2. Die vom Angeklagten in seiner Gegenvorstellung erwähnten "sämtliche(n) in der Rechtsgeschichte der Bundesrepublik hierzu ergangenen Entscheidungen" betreffen Fallgestaltungen, bei denen - wie im angefochtenen Beschluss ausgeführt - bereits rechtkräftige Entscheidungen ergangen waren, die für eine Einbeziehung bzw. für eine nachträgliche Gesamtstrafenbildung zu beachten waren oder es lagen fallbezogen jeweils mehrere selbständige angeklagte Straftaten vor, die in demselben Verfahren abzuurteilen waren. Im vorliegenden Fall hatte das Gericht lediglich über eine angeklagte Tat zu entscheiden. Weitere nicht verbundene Strafsachen bzw. Anklagen (§ 4 StPO) sind - wie oben erwähnt - im Ausgang ungewiss und können bei der Prognose für die Straferwartung und damit auch für die "Schwere der Tat" im Sinne von § 140 Abs. 2 StPO nicht berücksichtigt werden.
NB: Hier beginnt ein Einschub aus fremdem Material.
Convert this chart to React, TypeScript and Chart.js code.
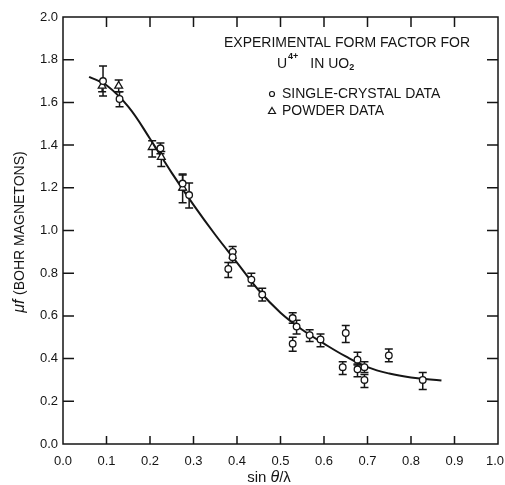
import React, { useEffect, useRef } from "react";
import { Chart, registerables } from "chart.js";

Chart.register(...registerables);

// ---- data ----
const curveX = [0.06, 0.1, 0.15, 0.2, 0.25, 0.3, 0.35, 0.4, 0.45, 0.5, 0.55, 0.6, 0.65, 0.7, 0.75, 0.8, 0.87];
const curveY = [1.72, 1.68, 1.58, 1.43, 1.27, 1.12, 0.98, 0.85, 0.72, 0.615, 0.535, 0.47, 0.41, 0.36, 0.33, 0.312, 0.297];

// single-crystal data (circles)
const crystalX = [0.092, 0.13, 0.224, 0.275, 0.29, 0.38, 0.39, 0.39, 0.433, 0.458, 0.528, 0.537, 0.528, 0.567, 0.592, 0.65, 0.643, 0.677, 0.677, 0.693, 0.693, 0.749, 0.827];
const crystalY = [1.7, 1.616, 1.385, 1.22, 1.166, 0.82, 0.9, 0.875, 0.77, 0.7, 0.59, 0.55, 0.47, 0.51, 0.49, 0.52, 0.36, 0.395, 0.35, 0.36, 0.3, 0.415, 0.3];
const crystalLo = [1.63, 1.58, 1.36, 1.19, 1.105, 0.78, 0.87, 0.85, 0.74, 0.67, 0.565, 0.515, 0.435, 0.48, 0.455, 0.475, 0.325, 0.37, 0.315, 0.335, 0.265, 0.385, 0.255];
const crystalHi = [1.77, 1.65, 1.41, 1.265, 1.222, 0.85, 0.925, 0.9, 0.8, 0.73, 0.615, 0.58, 0.5, 0.535, 0.515, 0.555, 0.385, 0.43, 0.375, 0.385, 0.325, 0.445, 0.335];

// powder data (triangles)
const powderX = [0.09, 0.128, 0.205, 0.226, 0.275];
const powderY = [1.677, 1.677, 1.39, 1.344, 1.2];
const powderLo = [1.65, 1.65, 1.344, 1.3, 1.13];
const powderHi = [1.7, 1.705, 1.42, 1.37, 1.26];

const xTicks = [0, 0.1, 0.2, 0.3, 0.4, 0.5, 0.6, 0.7, 0.8, 0.9, 1.0];
const yTicks = [0, 0.2, 0.4, 0.6, 0.8, 1.0, 1.2, 1.4, 1.6, 1.8, 2.0];

const INK = "#151515";
const FONT = "'Liberation Sans', Arial, sans-serif";

const errorBarPlugin = {
  id: "errorBars",
  beforeDatasetsDraw(chart: any) {
    const { ctx, scales } = chart;
    const xs = scales.x, ys = scales.y;
    ctx.save();
    ctx.strokeStyle = INK;
    ctx.lineWidth = 1.5;
    const draw = (X: number[], L: number[], H: number[]) => {
      for (let i = 0; i < X.length; i++) {
        const px = xs.getPixelForValue(X[i]);
        const pl = ys.getPixelForValue(L[i]);
        const ph = ys.getPixelForValue(H[i]);
        ctx.beginPath();
        ctx.moveTo(px, pl);
        ctx.lineTo(px, ph);
        ctx.moveTo(px - 4, pl);
        ctx.lineTo(px + 4, pl);
        ctx.moveTo(px - 4, ph);
        ctx.lineTo(px + 4, ph);
        ctx.stroke();
      }
    };
    draw(crystalX, crystalLo, crystalHi);
    draw(powderX, powderLo, powderHi);
    ctx.restore();
  },
};

const framePlugin = {
  id: "frame",
  beforeDraw(chart: any) {
    const { ctx } = chart;
    ctx.save();
    ctx.fillStyle = "#ffffff";
    ctx.fillRect(0, 0, chart.width, chart.height);
    ctx.restore();
  },
  afterDraw(chart: any) {
    const { ctx, chartArea: a, scales } = chart;
    ctx.save();
    ctx.strokeStyle = INK;
    ctx.lineWidth = 1.5;
    ctx.strokeRect(a.left, a.top, a.right - a.left, a.bottom - a.top);
    ctx.beginPath();
    scales.x.ticks.forEach((t: any) => {
      const px = scales.x.getPixelForValue(t.value);
      if (Math.abs(px - a.left) < 2 || Math.abs(px - a.right) < 2) return;
      ctx.moveTo(px, a.bottom);
      ctx.lineTo(px, a.bottom - 8);
      ctx.moveTo(px, a.top);
      ctx.lineTo(px, a.top + 10);
    });
    scales.y.ticks.forEach((t: any) => {
      const py = scales.y.getPixelForValue(t.value);
      if (Math.abs(py - a.top) < 2 || Math.abs(py - a.bottom) < 2) return;
      ctx.moveTo(a.left, py);
      ctx.lineTo(a.left + 11, py);
      ctx.moveTo(a.right, py);
      ctx.lineTo(a.right - 11, py);
    });
    ctx.stroke();

    ctx.fillStyle = INK;
    ctx.textBaseline = "middle";

    // x tick labels (drawn from the x scale, last one kept inside the canvas)
    ctx.font = `13px ${FONT}`;
    ctx.textAlign = "center";
    scales.x.ticks.forEach((t: any) => {
      const label = Number(t.value).toFixed(1);
      const w = ctx.measureText(label).width;
      let px = scales.x.getPixelForValue(t.value);
      if (px + w / 2 > chart.width - 1) px = chart.width - 1 - w / 2;
      ctx.fillText(label, px, a.bottom + 17);
    });

    // annotation text
    ctx.font = `14px ${FONT}`;
    ctx.textAlign = "center";
    ctx.fillText("EXPERIMENTAL FORM FACTOR FOR", 347, 43);
    ctx.textAlign = "left";
    let x = 277;
    ctx.fillText("U", x, 64);
    x += ctx.measureText("U").width + 1;
    ctx.font = `bold 9px ${FONT}`;
    ctx.fillText("4+", x, 57);
    x += ctx.measureText("4+").width + 12;
    ctx.font = `14px ${FONT}`;
    ctx.fillText("IN UO", x, 64);
    x += ctx.measureText("IN UO").width;
    ctx.font = `bold 9px ${FONT}`;
    ctx.fillText("2", x, 68);
    ctx.font = `14px ${FONT}`;
    ctx.fillText("SINGLE-CRYSTAL DATA", 282, 94);
    ctx.fillText("POWDER DATA", 282, 111);
    ctx.lineWidth = 1.2;
    ctx.beginPath();
    ctx.arc(272, 94, 2.5, 0, Math.PI * 2);
    ctx.stroke();
    ctx.beginPath();
    ctx.moveTo(272, 107.5);
    ctx.lineTo(275.5, 113.5);
    ctx.lineTo(268.5, 113.5);
    ctx.closePath();
    ctx.stroke();

    // x title: sin θ/λ
    ctx.font = `15px ${FONT}`;
    const p1 = "sin ";
    const p3 = "/λ";
    const w1 = ctx.measureText(p1).width;
    ctx.font = `italic 16px ${FONT}`;
    const w2 = ctx.measureText("θ").width;
    ctx.font = `15px ${FONT}`;
    const w3 = ctx.measureText(p3).width;
    let sx = 269 - (w1 + w2 + w3) / 2;
    ctx.fillText(p1, sx, 478);
    sx += w1;
    ctx.font = `italic 16px ${FONT}`;
    ctx.fillText("θ", sx, 478);
    sx += w2;
    ctx.font = `15px ${FONT}`;
    ctx.fillText(p3, sx, 478);

    // y title: μf (BOHR MAGNETONS)
    ctx.save();
    ctx.translate(20, 232);
    ctx.rotate(-Math.PI / 2);
    ctx.font = `italic 16px ${FONT}`;
    const m1 = ctx.measureText("μf ").width;
    ctx.font = `14px ${FONT}`;
    const m2 = ctx.measureText("(BOHR MAGNETONS)").width;
    let ty = -(m1 + m2) / 2;
    ctx.font = `italic 16px ${FONT}`;
    ctx.fillText("μf ", ty, 0);
    ty += m1;
    ctx.font = `14px ${FONT}`;
    ctx.fillText("(BOHR MAGNETONS)", ty, 0);
    ctx.restore();

    ctx.restore();
  },
};

export default function App() {
  const ref = useRef<HTMLCanvasElement | null>(null);
  useEffect(() => {
    if (!ref.current) return;
    const chart = new Chart(ref.current, {
      type: "scatter",
      data: {
        datasets: [
          {
            type: "line",
            label: "fit",
            data: curveX.map((v, i) => ({ x: v, y: curveY[i] })),
            borderColor: INK,
            borderWidth: 2,
            pointRadius: 0,
            tension: 0.4,
            fill: false,
            order: 3,
          } as any,
          {
            label: "POWDER DATA",
            data: powderX.map((v, i) => ({ x: v, y: powderY[i] })),
            pointStyle: "triangle",
            pointRadius: 4.5,
            borderColor: INK,
            borderWidth: 1.3,
            backgroundColor: "#ffffff",
            order: 2,
          },
          {
            label: "SINGLE-CRYSTAL DATA",
            data: crystalX.map((v, i) => ({ x: v, y: crystalY[i] })),
            pointStyle: "circle",
            pointRadius: 3.3,
            borderColor: INK,
            borderWidth: 1.3,
            backgroundColor: "#ffffff",
            order: 1,
          },
        ],
      },
      options: {
        animation: false,
        responsive: false,
        layout: { padding: { top: 17, right: 7, left: 0, bottom: 0 } },
        plugins: { legend: { display: false }, tooltip: { enabled: false } },
        scales: {
          x: {
            type: "linear",
            min: 0,
            max: 1,
            afterBuildTicks: (s: any) => {
              s.ticks = xTicks.map((v) => ({ value: v }));
            },
            afterFit: (s: any) => {
              s.height = 41;
              s.paddingLeft = 0;
              s.paddingRight = 0;
            },
            ticks: { display: false },
            grid: { display: false, drawTicks: false },
            border: { display: false },
          },
          y: {
            type: "linear",
            min: 0,
            max: 2,
            afterBuildTicks: (s: any) => {
              s.ticks = yTicks.map((v) => ({ value: v }));
            },
            afterFit: (s: any) => {
              s.width = 63;
              s.paddingTop = 0;
              s.paddingBottom = 0;
            },
            ticks: {
              color: INK,
              font: { family: FONT, size: 13 },
              padding: 5,
              callback: (v: any) => Number(v).toFixed(1),
            },
            grid: { display: false, drawTicks: false },
            border: { display: false },
          },
        },
      },
      plugins: [errorBarPlugin, framePlugin],
    });
    return () => chart.destroy();
  }, []);
  return (
    <div style={{ position: "fixed", left: 0, top: 0, width: 505, height: 485, background: "#fff" }}>
      <canvas ref={ref} width={505} height={485} style={{ display: "block" }} />
    </div>
  );
}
Es zeigt sich auch, dass die Forderung des Angeklagten nach Berücksichtigung (zufällig) bestehender weiterer Anklagen - dies zudem auch bei Unkenntnis des Tatrichters - nicht ohne erhebliche Verfahrensverzögerung realisierbar ist. Eine Berücksichtigung etwaiger weiterer Anklagen für die Anwendung von § 140 Abs. 2 StPO würde dem Tatrichter die Abfrage bei jeder Staatsanwaltschaft abverlangen, ob dort möglicherweise ein weiteres Strafverfahren anhängig ist. Dies ist nicht nur unpraktikabel, sondern widerspricht auch dem Beschleunigungsgrundsatz, dem Verfassungsrang zukommt.

Etwas anderes mag dann gelten, wenn Strafsachen oder Anklagen willkürlich nicht verbunden werden, wofür es im vorliegenden Verfahren jedoch keine Anhaltspunkte gibt.

Entsprechend geht auch der Hinweis in der Gegenvorstellung auf die Entscheidung des Senats vom 9. Januar 2006 - 1 Ss 109/05 - fehl. Der dort entschiedene Fall ist mit dem vorliegenden nicht vergleichbar. Denn dort lag bereits eine rechtskräftige Entscheidung der Verhängung einer Freiheitsstrafe auf Bewährung vor und es drohte wegen der neuerlichen Verurteilung der Widerruf der Strafaussetzung; mithin drohten dort dem Angeklagten schwerwiegende mittelbare Nachteile, was hier - wie dargelegt - gerade nicht der Fall ist.

3. Soweit die Gegenvorstellung davon spricht, dass die vom Senat getroffene Entscheidung "den Tatrichtern wie auch der Staatsanwaltschaft für Manipulationen Tür und Tor" öffne, suggeriert dies nicht nur den Generalverdacht gegen Richter und Staatsanwälte, diese würden Straftaten (Rechtsbeugung) begehen, die Ausführung ist auch in der Sache falsch. Denn mit jedem neuen Strafverfahren stellt sich die Frage der notwendigen Verteidigung neu. Von daher mag infolge des Urteils des Amtsgerichts Potsdam vom 8. Januar 2007 im Hinblick auf die erkannte 8-monatige Freiheitsstrafe auf Bewährung für die nachfolgenden Strafverfahren eine notwendige Verteidigung nach § 140 Abs. 2 StPO gegeben sein, denn in den nachfolgende Strafverfahren wird sich entweder die Frage der nachträglichen Gesamtstrafenbildung stellen können oder eine nachfolgende Verurteilung kann für die Frage des Widerrufs der Aussetzung der 8-monatigen Freiheitsstrafe auf Bewährung von Bedeutung sein.

Der Senat bleibt daher bei seiner Entscheidung vom 30. Oktober 2007.

Eine Kostenentscheidung ist nicht veranlasst.